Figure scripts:

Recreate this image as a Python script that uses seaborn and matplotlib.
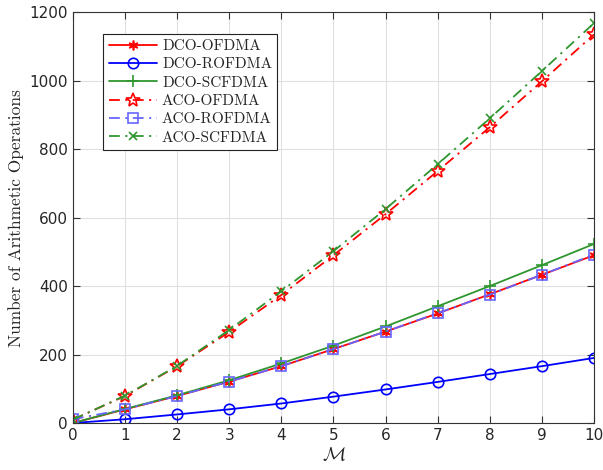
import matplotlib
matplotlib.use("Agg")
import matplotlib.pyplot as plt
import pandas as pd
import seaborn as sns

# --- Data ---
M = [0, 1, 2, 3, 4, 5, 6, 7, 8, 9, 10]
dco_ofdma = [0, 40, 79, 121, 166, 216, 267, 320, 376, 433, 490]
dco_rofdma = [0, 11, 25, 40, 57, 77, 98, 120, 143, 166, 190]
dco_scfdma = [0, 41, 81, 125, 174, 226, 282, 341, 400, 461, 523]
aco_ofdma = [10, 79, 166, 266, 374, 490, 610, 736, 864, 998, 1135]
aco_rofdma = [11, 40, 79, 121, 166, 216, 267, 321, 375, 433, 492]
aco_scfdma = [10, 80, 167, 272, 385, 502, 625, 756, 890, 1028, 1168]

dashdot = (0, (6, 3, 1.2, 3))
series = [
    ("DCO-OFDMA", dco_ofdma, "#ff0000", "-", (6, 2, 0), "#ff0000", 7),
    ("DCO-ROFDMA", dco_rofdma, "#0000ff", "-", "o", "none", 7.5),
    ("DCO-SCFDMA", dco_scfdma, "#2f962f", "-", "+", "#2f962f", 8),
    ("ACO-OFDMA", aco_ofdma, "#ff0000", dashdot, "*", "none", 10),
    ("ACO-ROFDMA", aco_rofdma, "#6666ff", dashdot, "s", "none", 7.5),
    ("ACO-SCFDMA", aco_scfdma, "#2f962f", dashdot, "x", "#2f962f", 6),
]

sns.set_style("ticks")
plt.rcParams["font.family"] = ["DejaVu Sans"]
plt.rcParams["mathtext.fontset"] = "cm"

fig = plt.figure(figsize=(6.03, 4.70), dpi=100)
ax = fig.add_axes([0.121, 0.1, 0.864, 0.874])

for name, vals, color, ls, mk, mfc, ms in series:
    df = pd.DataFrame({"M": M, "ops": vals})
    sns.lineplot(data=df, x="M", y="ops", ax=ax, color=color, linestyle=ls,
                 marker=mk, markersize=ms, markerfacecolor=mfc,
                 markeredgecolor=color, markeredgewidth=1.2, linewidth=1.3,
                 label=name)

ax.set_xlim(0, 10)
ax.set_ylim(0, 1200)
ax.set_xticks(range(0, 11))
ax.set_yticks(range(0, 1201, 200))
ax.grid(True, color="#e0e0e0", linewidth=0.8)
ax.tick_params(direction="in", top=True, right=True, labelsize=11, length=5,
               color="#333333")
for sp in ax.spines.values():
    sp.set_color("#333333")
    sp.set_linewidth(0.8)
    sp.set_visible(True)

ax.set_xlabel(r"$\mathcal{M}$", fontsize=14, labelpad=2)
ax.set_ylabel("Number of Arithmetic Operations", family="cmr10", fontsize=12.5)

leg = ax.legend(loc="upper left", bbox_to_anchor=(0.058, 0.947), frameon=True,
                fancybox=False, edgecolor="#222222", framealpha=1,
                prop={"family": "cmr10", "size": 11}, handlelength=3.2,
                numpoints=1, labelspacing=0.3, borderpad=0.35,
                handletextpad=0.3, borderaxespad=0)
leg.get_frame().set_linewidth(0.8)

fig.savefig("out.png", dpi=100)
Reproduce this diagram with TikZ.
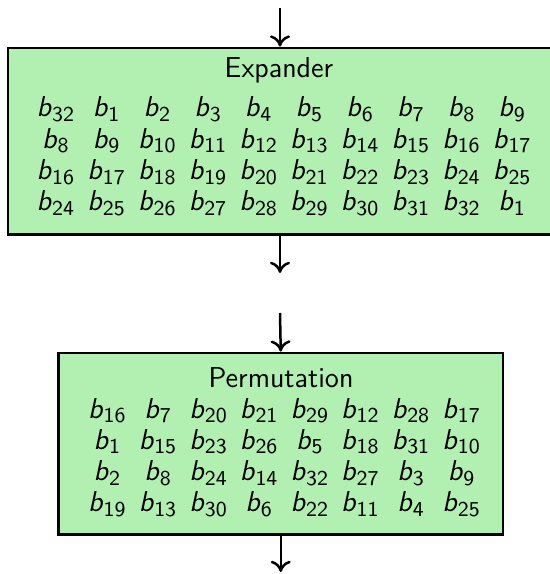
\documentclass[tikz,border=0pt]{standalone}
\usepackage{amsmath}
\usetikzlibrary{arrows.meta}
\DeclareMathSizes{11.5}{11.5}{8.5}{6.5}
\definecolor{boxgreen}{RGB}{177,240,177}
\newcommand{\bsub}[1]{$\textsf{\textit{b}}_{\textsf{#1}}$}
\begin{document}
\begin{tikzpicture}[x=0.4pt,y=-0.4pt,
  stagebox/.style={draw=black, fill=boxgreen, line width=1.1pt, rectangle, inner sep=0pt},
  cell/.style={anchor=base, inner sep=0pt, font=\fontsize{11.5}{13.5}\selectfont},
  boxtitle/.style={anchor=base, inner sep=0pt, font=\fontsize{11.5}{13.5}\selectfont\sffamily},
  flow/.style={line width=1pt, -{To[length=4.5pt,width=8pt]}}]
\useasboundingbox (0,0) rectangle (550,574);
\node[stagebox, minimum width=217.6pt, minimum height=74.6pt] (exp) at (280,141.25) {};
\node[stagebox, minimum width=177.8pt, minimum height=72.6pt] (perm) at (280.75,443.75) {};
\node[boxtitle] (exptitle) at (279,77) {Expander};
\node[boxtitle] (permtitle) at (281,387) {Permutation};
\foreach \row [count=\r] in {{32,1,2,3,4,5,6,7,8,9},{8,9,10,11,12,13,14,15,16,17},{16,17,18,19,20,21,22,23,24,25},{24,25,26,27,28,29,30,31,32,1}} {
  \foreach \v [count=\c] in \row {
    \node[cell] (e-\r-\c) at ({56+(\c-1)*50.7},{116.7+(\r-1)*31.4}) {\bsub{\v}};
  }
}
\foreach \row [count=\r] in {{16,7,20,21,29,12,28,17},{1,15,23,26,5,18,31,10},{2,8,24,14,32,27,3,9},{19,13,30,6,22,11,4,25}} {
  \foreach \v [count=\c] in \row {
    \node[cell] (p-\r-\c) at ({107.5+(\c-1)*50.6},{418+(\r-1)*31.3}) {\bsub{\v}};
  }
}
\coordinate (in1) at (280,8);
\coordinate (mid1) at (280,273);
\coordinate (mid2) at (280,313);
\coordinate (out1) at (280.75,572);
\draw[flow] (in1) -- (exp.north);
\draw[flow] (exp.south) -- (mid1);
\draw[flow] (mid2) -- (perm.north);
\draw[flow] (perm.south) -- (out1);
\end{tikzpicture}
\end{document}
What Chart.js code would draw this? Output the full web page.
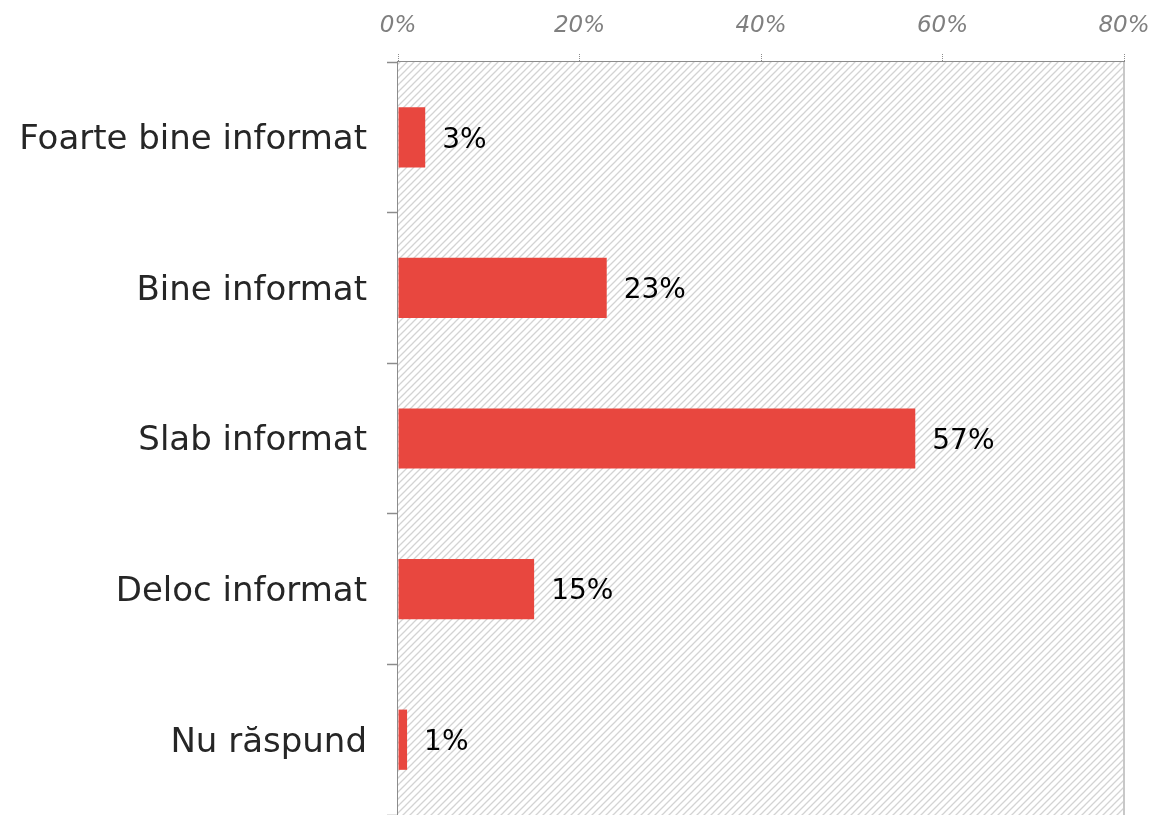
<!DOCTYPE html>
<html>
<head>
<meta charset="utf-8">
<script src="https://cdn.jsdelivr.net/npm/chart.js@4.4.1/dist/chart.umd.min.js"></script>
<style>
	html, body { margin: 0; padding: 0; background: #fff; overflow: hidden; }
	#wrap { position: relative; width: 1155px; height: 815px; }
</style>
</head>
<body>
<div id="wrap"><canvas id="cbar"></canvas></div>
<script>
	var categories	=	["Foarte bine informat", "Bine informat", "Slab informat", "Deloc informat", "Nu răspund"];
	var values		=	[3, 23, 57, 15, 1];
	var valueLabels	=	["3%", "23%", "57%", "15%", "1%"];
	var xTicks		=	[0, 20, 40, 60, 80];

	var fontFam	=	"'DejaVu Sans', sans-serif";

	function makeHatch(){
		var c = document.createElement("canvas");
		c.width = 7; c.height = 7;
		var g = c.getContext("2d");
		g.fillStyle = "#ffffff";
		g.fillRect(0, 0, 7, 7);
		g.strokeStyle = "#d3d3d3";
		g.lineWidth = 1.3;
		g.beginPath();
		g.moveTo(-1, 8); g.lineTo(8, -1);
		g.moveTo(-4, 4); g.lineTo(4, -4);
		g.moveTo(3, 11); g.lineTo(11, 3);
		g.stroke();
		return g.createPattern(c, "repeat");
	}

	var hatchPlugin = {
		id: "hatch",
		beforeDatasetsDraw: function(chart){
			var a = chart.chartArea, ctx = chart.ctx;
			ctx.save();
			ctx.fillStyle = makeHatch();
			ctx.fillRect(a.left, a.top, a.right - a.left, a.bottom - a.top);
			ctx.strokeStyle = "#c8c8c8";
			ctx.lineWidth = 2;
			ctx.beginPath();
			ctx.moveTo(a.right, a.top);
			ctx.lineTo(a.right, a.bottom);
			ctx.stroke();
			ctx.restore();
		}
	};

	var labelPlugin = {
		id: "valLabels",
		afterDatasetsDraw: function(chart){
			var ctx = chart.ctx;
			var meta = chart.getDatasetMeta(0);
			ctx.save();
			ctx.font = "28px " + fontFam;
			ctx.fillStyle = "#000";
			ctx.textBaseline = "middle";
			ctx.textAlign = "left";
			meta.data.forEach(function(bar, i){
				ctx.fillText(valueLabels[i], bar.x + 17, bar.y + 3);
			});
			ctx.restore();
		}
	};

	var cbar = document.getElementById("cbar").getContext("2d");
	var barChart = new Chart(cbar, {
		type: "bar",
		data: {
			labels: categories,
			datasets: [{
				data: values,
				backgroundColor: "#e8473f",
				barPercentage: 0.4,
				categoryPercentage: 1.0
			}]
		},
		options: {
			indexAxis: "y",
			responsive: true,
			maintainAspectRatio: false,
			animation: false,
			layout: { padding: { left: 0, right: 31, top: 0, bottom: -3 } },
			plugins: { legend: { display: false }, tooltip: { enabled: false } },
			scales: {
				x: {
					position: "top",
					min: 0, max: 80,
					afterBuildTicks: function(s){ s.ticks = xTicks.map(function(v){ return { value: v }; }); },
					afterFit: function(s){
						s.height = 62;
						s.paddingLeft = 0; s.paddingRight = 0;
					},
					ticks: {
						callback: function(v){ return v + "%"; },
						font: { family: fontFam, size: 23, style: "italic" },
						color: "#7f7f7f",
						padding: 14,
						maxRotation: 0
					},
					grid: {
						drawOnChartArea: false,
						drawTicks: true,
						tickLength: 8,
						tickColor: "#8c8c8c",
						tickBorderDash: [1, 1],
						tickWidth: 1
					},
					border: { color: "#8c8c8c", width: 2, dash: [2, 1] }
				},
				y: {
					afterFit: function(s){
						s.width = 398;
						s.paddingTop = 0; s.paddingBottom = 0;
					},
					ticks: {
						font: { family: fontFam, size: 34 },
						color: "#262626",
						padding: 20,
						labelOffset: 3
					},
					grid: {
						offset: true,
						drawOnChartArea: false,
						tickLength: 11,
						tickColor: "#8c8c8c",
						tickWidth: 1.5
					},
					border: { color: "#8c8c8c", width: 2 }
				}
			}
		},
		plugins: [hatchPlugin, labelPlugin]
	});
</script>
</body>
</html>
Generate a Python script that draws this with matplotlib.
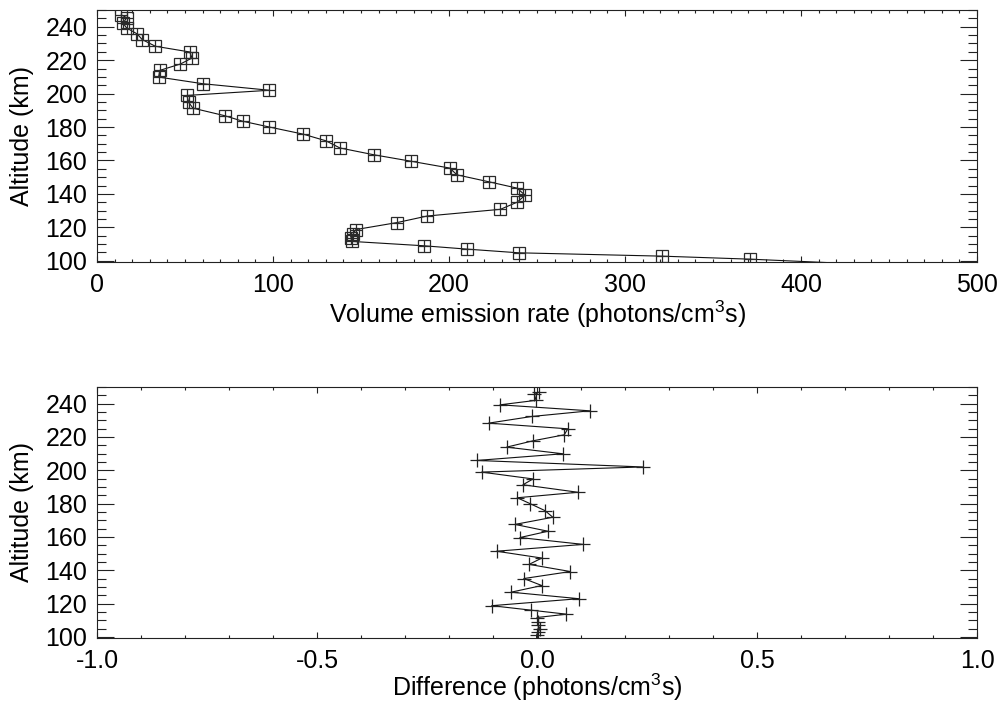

§ **Instructions to follow**
Reproduce the records word for word, please, from their first line up to and including the line that contains "import seaborn as sns", but no pictures.

§ **Correct response**
Recreate this image as a Python script that uses seaborn and matplotlib.
import matplotlib
matplotlib.use("Agg")
import matplotlib.pyplot as plt
import pandas as pd
import seaborn as sns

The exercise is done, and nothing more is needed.